App Composition
How silvery apps are built, piece by piece.
Why
Silvery's API has grown fragmented:
- 6+ types for the same concept — TerminalBuffer, TermScreen, RegionView, App.text — different APIs depending on entry point.
- 3 confusing return types —
render()returns App,run()returns RunHandle,createApp()returns AppHandle. - Testing API inconsistency —
createRenderer(stripped text),createTermless(emulator),run()(full runtime) — each with a different shape. - Monolithic App — tree, renderer, terminal I/O, state, focus all in one blob.
- Opaque pipeline —
runPipeline()does layout + render + paint in one call. - No shared type — silvery's buffer and termless's screen represent the same data with different APIs.
This redesign also enables:
- Multi-target — same ag tree renders to terminal, canvas, or (future) DOM.
- Framework independence — ag doesn't know about React. Svelte/Solid adapters are first-class.
- Testability — layout without rendering, rendering without paint, input without an event loop.
- Debuggability — dispatch/apply are wrappable functions.

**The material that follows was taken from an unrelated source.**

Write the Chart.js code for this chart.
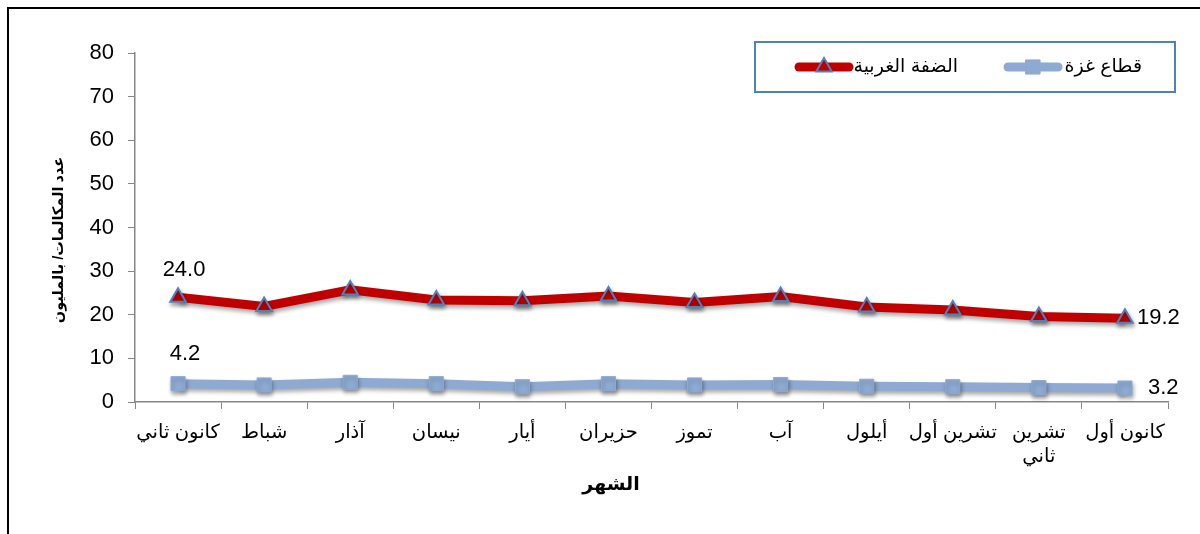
<!DOCTYPE html>
<html>
<head>
<meta charset="utf-8">
<script src="https://cdn.jsdelivr.net/npm/chart.js@4.4.1/dist/chart.umd.min.js"></script>
<style>
  html, body { margin: 0; padding: 0; background: #fff; }
  #wrap { position: relative; width: 1200px; height: 534px; }
</style>
</head>
<body>
<div id="wrap"><canvas id="chart" width="1200" height="534"></canvas></div>
<script>
const months = [
  "كانون ثاني", "شباط", "آذار", "نيسان", "أيار", "حزيران",
  "تموز", "آب", "أيلول", "تشرين أول", ["تشرين", "ثاني"], "كانون أول"
];
const westBank = [24.0, 21.9, 25.7, 23.4, 23.2, 24.3, 22.8, 24.2, 21.8, 21.1, 19.6, 19.2];
const gaza = [4.2, 3.9, 4.5, 4.2, 3.5, 4.2, 3.9, 4.0, 3.6, 3.5, 3.3, 3.2];
const seriesNames = ["الضفة الغربية", "قطاع غزة"];
const yTitle = "عدد المكالمات/ بالمليون";
const xTitle = "الشهر";

const FONT = "Arial, 'Liberation Sans', 'DejaVu Sans', sans-serif";
const RED = "#c00000";
const BLUE = "#8eaad3";
const EDGE = "#4f81bd";
const AXIS = "#868686";

// soft shadow under lines and markers, like the office chart
const shadowPlugin = {
  id: "shadow",
  beforeDatasetsDraw(chart) {
    const ctx = chart.ctx;
    ctx.save();
    ctx.shadowColor = "rgba(0,0,0,0.35)";
    ctx.shadowBlur = 4;
    ctx.shadowOffsetX = 1;
    ctx.shadowOffsetY = 3;
  },
  afterDatasetsDraw(chart) {
    chart.ctx.restore();
  }
};

const extrasPlugin = {
  id: "extras",
  afterDraw(chart) {
    const ctx = chart.ctx;
    ctx.save();

    // frame (top and left only)
    ctx.strokeStyle = "#000";
    ctx.lineWidth = 2;
    ctx.beginPath();
    ctx.moveTo(8, 534);
    ctx.lineTo(8, 8);
    ctx.lineTo(1200, 8);
    ctx.stroke();

    // value labels at both ends
    ctx.fillStyle = "#000";
    ctx.font = "22px " + FONT;
    ctx.textBaseline = "middle";
    const red = chart.getDatasetMeta(0).data;
    const blue = chart.getDatasetMeta(1).data;
    const last = red.length - 1;
    ctx.textAlign = "center";
    ctx.fillText(westBank[0].toFixed(1), red[0].x + 6, red[0].y - 27);
    ctx.fillText(gaza[0].toFixed(1), blue[0].x + 7, blue[0].y - 30);
    ctx.textAlign = "left";
    ctx.fillText(westBank[last].toFixed(1), red[last].x + 12, red[last].y);
    ctx.fillText(gaza[last].toFixed(1), blue[last].x + 23, blue[last].y);

    // axis titles
    ctx.font = "bold 19px " + FONT;
    ctx.textAlign = "center";
    ctx.fillText(xTitle, 611, 485);
    ctx.font = "bold 14.5px " + FONT;
    ctx.translate(59, 240);
    ctx.rotate(-Math.PI / 2);
    ctx.fillText(yTitle, 0, 0);
    ctx.setTransform(1, 0, 0, 1, 0, 0);

    // legend
    ctx.strokeStyle = EDGE;
    ctx.lineWidth = 2;
    ctx.strokeRect(755, 42, 420, 50);
    const ly = 67;
    const entries = [
      { x0: 799, x1: 849, tx: 958, ds: 0 },
      { x0: 1008, x1: 1058, tx: 1142, ds: 1 }
    ];
    entries.forEach(e => {
      const ds = chart.data.datasets[e.ds];
      ctx.strokeStyle = ds.borderColor;
      ctx.lineWidth = ds.borderWidth;
      ctx.lineCap = "round";
      ctx.beginPath();
      ctx.moveTo(e.x0, ly);
      ctx.lineTo(e.x1, ly);
      ctx.stroke();
      ctx.fillStyle = ds.pointBackgroundColor;
      ctx.strokeStyle = ds.pointBorderColor;
      ctx.lineWidth = ds.pointBorderWidth;
      Chart.helpers.drawPoint(ctx, {
        pointStyle: ds.pointStyle,
        radius: ds.pointRadius,
        borderWidth: ds.pointBorderWidth,
        rotation: 0
      }, (e.x0 + e.x1) / 2, ly);
      ctx.fillStyle = "#000";
      ctx.font = "19px " + FONT;
      ctx.textAlign = "right";
      ctx.fillText(ds.label, e.tx, ly);
    });
    ctx.restore();
  }
};

new Chart(document.getElementById("chart"), {
  type: "line",
  data: {
    labels: months,
    datasets: [
      {
        label: seriesNames[0],
        data: westBank,
        borderColor: RED,
        borderWidth: 9,
        pointStyle: "triangle",
        pointRadius: 9,
        pointBackgroundColor: RED,
        pointBorderColor: EDGE,
        pointBorderWidth: 2,
        tension: 0
      },
      {
        label: seriesNames[1],
        data: gaza,
        borderColor: BLUE,
        borderWidth: 9,
        pointStyle: "rect",
        pointRadius: 10,
        pointBackgroundColor: BLUE,
        pointBorderColor: BLUE,
        pointBorderWidth: 1,
        tension: 0
      }
    ]
  },
  options: {
    responsive: false,
    animation: false,
    layout: { padding: { top: 53, right: 32, left: 0, bottom: 0 } },
    plugins: {
      legend: { display: false },
      tooltip: { enabled: false }
    },
    scales: {
      x: {
        offset: true,
        afterFit(scale) { scale.height = 132; },
        grid: {
          offset: true,
          drawOnChartArea: false,
          drawTicks: true,
          tickLength: 7,
          color: AXIS
        },
        border: { color: AXIS, width: 1.5 },
        ticks: {
          color: "#000",
          font: { family: FONT, size: 19.5, lineHeight: 1.25 },
          padding: 11,
          maxRotation: 0,
          autoSkip: false
        }
      },
      y: {
        min: 0,
        max: 80,
        afterFit(scale) { scale.width = 135; },
        grid: {
          drawOnChartArea: false,
          drawTicks: true,
          tickLength: 7,
          color: AXIS
        },
        border: { color: AXIS, width: 1.5 },
        ticks: {
          stepSize: 10,
          color: "#000",
          font: { family: FONT, size: 22 },
          padding: 14
        }
      }
    }
  },
  plugins: [shadowPlugin, extrasPlugin]
});
</script>
</body>
</html>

Pipeline phases are separate inspectable calls.
- Foundation for era2b — commands, keymaps, signals build on the dispatch/apply pipeline from this design.
Before and After
ts
// BEFORE — fragmented
const r = createRenderer({ cols: 80, rows: 24 }) // returns App
const app = r(<Counter />)
app.text // string (no cell access)
app.lastFrame() // different from .text!
const term = createTermless({ cols: 80, rows: 24 }) // returns RunHandle
const handle = await run(<Counter />, term)
term.screen.getText() // different API!
await handle.press("j") // different from app.press()
const app = createApp(storeFactory, handlers) // returns AppHandle
await app.run(<Counter />, { term })
// AFTER — unified (render() includes withTest() for convenience)
const app = render(<Counter />, { cols: 80, rows: 24 }) // headless
const app = render(<Counter />, term) // live or emulator
app.press("j") // → dispatch(press("j"))
app.text // → term.screen.text
term.screen.text // TextFrame everywhere
await app.run() // event loop (if term has events)| Problem | Solution |
|---|---|
| 6+ types for styled text | TextFrame everywhere |
| 3 return types | One app from render(), capabilities depend on term |
| Testing inconsistency | render(element, term) — one function, term varies |
| Monolithic App | ag (tree), term (I/O), TextFrame (output) |
| Opaque pipeline | layout → render → paint — three independent phases |
| No shared type | silvery + termless both produce TextFrame |
Scope
This is era2a (rendering foundation). Commands, keymaps, signals, and domain models are era2b — they build on top of this.
Render Configurations
silvery
├── ag tree only, toString
│ ├── ag term (headless) + layout engine → TextFrame
│ ├── ag term (interactive) + I/O (terminal, termless, canvas)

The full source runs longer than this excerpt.